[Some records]
= = = = = = =

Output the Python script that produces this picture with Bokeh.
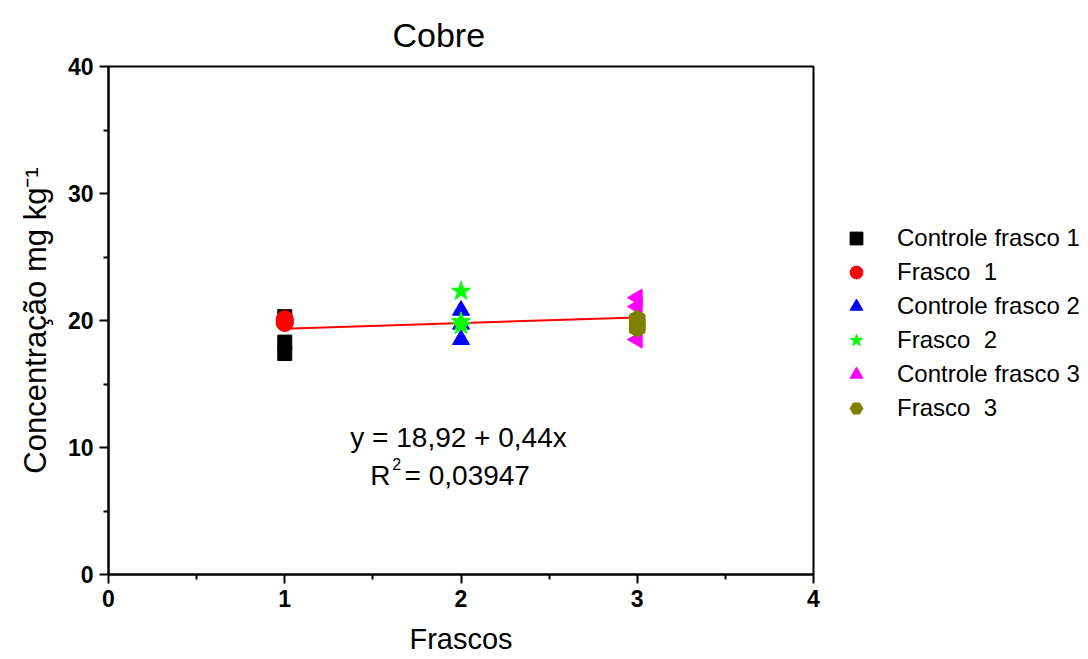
from bokeh.plotting import figure
from bokeh.models import Range1d, Label, Legend, LegendItem, FixedTicker
from bokeh.embed import file_html
from bokeh.resources import INLINE
import math

# ---- data ----
ctrl1_x = [1, 1, 1]
ctrl1_y = [20.3, 18.3, 17.4]
fr1_x = [1, 1, 1]
fr1_y = [19.8, 19.9, 20.1]
ctrl2_x = [2, 2, 2]
ctrl2_y = [20.8, 19.7, 18.5]
fr2_x = [2, 2, 2]
fr2_y = [22.3, 19.9, 19.6]
ctrl3_x = [3, 3, 3]
ctrl3_y = [21.8, 21.1, 18.5]
fr3_x = [3, 3, 3]
fr3_y = [20.1, 19.6, 19.4]
fit_intercept = 18.92
fit_slope = 0.44
fit_r2 = "0,03947"
fit_x = [1, 3]
fit_y = [fit_intercept + fit_slope * v for v in fit_x]

legend_labels = ["Controle frasco 1", "Frasco  1", "Controle frasco 2",
                 "Frasco  2", "Controle frasco 3", "Frasco  3"]

FONT = "Liberation Sans"

p = figure(output_backend="svg", toolbar_location=None,
           x_range=Range1d(0, 4), y_range=Range1d(0, 40),
           frame_width=705, frame_height=508,
           min_border_left=108, min_border_right=275,
           min_border_top=66, min_border_bottom=85,
           title="Cobre")
p.grid.visible = False
p.outline_line_color = "black"
p.outline_line_width = 2
p.background_fill_color = "white"
p.border_fill_color = "white"

p.title.text_font = FONT
p.title.text_font_size = "34px"
p.title.text_font_style = "normal"
p.title.text_color = "black"
p.title.align = "left"
p.title.offset = 284
p.title.standoff = 26

for ax in (p.xaxis[0], p.yaxis[0]):
    ax.axis_line_width = 2
    ax.axis_line_color = "black"
    ax.major_tick_line_width = 2
    ax.minor_tick_line_width = 2
    ax.major_tick_out = 9
    ax.major_tick_in = 0
    ax.minor_tick_out = 5
    ax.minor_tick_in = 0
    ax.major_label_text_font = FONT
    ax.major_label_text_font_style = "bold"
    ax.major_label_text_font_size = "23px"
    ax.major_label_text_color = "black"
    ax.major_label_standoff = 6
    ax.axis_label_text_font = FONT
    ax.axis_label_text_font_style = "normal"
    ax.axis_label_text_color = "black"

p.xaxis.ticker = FixedTicker(ticks=[0, 1, 2, 3, 4], minor_ticks=[0.5, 1.5, 2.5, 3.5])
p.yaxis.ticker = FixedTicker(ticks=[0, 10, 20, 30, 40], minor_ticks=[5, 15, 25, 35])

p.xaxis.axis_label = "Frascos"
p.xaxis.axis_label_text_font_size = "29px"
p.xaxis.axis_label_standoff = 13
p.yaxis.axis_label = "Concentração mg kg⁻¹"
p.yaxis.axis_label_text_font_size = "31px"
p.yaxis.axis_label_standoff = 12

# regression line
p.line(fit_x, fit_y, line_color="red", line_width=2)

r1 = p.scatter(ctrl1_x, ctrl1_y, marker="square", size=14, fill_color="black", line_color="black")
r2 = p.scatter(fr1_x, fr1_y, marker="circle", size=17, fill_color="red", line_color="red")
r3 = p.scatter(ctrl2_x, ctrl2_y, marker="triangle", size=17, fill_color="blue", line_color="blue")
r4 = p.scatter(fr2_x, fr2_y, marker="star", size=20, fill_color="#00FF00", line_color="#00FF00")
r5 = p.scatter(ctrl3_x, ctrl3_y, marker="triangle", size=17, angle=math.pi / 2,
               fill_color="#FF00FF", line_color="#FF00FF")
r6 = p.scatter(fr3_x, fr3_y, marker="hex", size=18, angle=math.pi / 6,
               fill_color="#808000", line_color="#808000")

legend = Legend(items=[LegendItem(label=l, renderers=[r]) for l, r in
                       zip(legend_labels, [r1, r2, r3, r4, r5, r6])],
                location=(27, 150), border_line_color=None,
                background_fill_alpha=0, padding=0, margin=0,
                spacing=2, glyph_width=32, glyph_height=32, label_height=32,
                label_standoff=25, label_text_font=FONT,
                label_text_font_size="24px", label_text_color="black")
p.add_layout(legend, "right")

# equation
p.add_layout(Label(x=1.986, y=10.75, text="y = 18,92 + 0,44x", text_font=FONT,
                   text_font_size="28px", text_align="center", text_baseline="middle",
                   text_color="black"))
p.add_layout(Label(x=1.60, y=7.8, text="R", text_font=FONT, text_font_size="28px",
                   text_align="right", text_baseline="middle", text_color="black"))
p.add_layout(Label(x=1.61, y=8.7, text="2", text_font=FONT, text_font_size="16px",
                   text_align="left", text_baseline="middle", text_color="black"))
p.add_layout(Label(x=1.68, y=7.8, text="= " + fit_r2, text_font=FONT, text_font_size="28px",
                   text_align="left", text_baseline="middle", text_color="black"))

open("out.html", "w").write(file_html(p, INLINE))
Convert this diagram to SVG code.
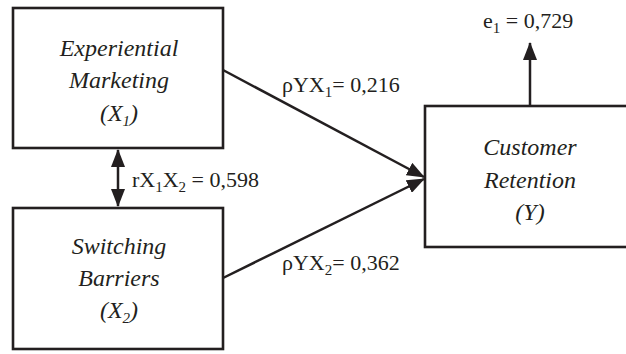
<svg xmlns="http://www.w3.org/2000/svg" width="626" height="354" viewBox="0 0 626 354">
  <style>
    .box { fill: #ffffff; stroke: #231f20; stroke-width: 2.6; }
    .name { font-family: "Liberation Serif", "Times New Roman", serif; font-style: italic; font-size: 24px; fill: #231f20; text-anchor: middle; }
    .lbl { font-family: "Liberation Serif", "Times New Roman", serif; font-size: 22px; fill: #231f20; }
    .sub { font-size: 15px; }
    .edge { fill: none; stroke: #231f20; stroke-width: 2.5; }
  </style>
  <defs>
    <marker id="head" markerUnits="userSpaceOnUse" markerWidth="18" markerHeight="14" viewBox="0 0 18 14" refX="17" refY="7" orient="auto-start-reverse">
      <path d="M0,0 L18,7 L0,14 z" fill="#231f20"/>
    </marker>
  </defs>

  <rect width="626" height="354" fill="#ffffff"/>

  <g id="x1">
    <rect class="box" x="13" y="8" width="210" height="140"/>
    <text class="name" x="119" y="56">Experiential</text>
    <text class="name" x="119" y="88">Marketing</text>
    <text class="name" x="119" y="121">(X<tspan class="sub" dy="5">1</tspan><tspan dy="-5">)</tspan></text>
  </g>

  <g id="x2">
    <rect class="box" x="13" y="208" width="210" height="141"/>
    <text class="name" x="119" y="254">Switching</text>
    <text class="name" x="119" y="286">Barriers</text>
    <text class="name" x="119" y="318">(X<tspan class="sub" dy="5">2</tspan><tspan dy="-5">)</tspan></text>
  </g>

  <g id="y">
    <rect class="box" x="425" y="106" width="210" height="141"/>
    <text class="name" x="530" y="155">Customer</text>
    <text class="name" x="530" y="188">Retention</text>
    <text class="name" x="530" y="220">(Y)</text>
  </g>

  <g id="connectors">
    <line class="edge" x1="118" y1="150" x2="118" y2="206" marker-start="url(#head)" marker-end="url(#head)"/>
    <line class="edge" x1="223" y1="70" x2="424" y2="177" marker-end="url(#head)"/>
    <line class="edge" x1="223" y1="278" x2="424" y2="179" marker-end="url(#head)"/>
    <line class="edge" x1="530" y1="106" x2="530" y2="43" marker-end="url(#head)"/>
  </g>

  <g id="labels">
    <text class="lbl" x="132" y="187">rX<tspan class="sub" dy="5">1</tspan><tspan dy="-5">X</tspan><tspan class="sub" dy="5">2</tspan><tspan dy="-5"> = 0,598</tspan></text>
    <text class="lbl" x="282" y="92">ρYX<tspan class="sub" dy="5">1</tspan><tspan dy="-5">= 0,216</tspan></text>
    <text class="lbl" x="282" y="270">ρYX<tspan class="sub" dy="5">2</tspan><tspan dy="-5">= 0,362</tspan></text>
    <text class="lbl" x="483" y="28">e<tspan class="sub" dy="5">1</tspan><tspan dy="-5"> = 0,729</tspan></text>
  </g>
</svg>
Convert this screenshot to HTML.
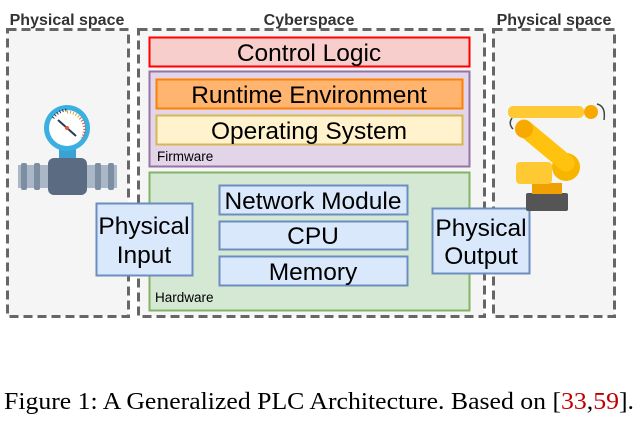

= = = = = = =

Without the pictures, write out the lines from the beginning of the entries through the line with "import math".

Output the Python script that produces this picture with Bokeh.
from bokeh.plotting import figure
from bokeh.models import Range1d, Label, Legend, LegendItem, FixedTicker
from bokeh.embed import file_html
from bokeh.resources import INLINE
import math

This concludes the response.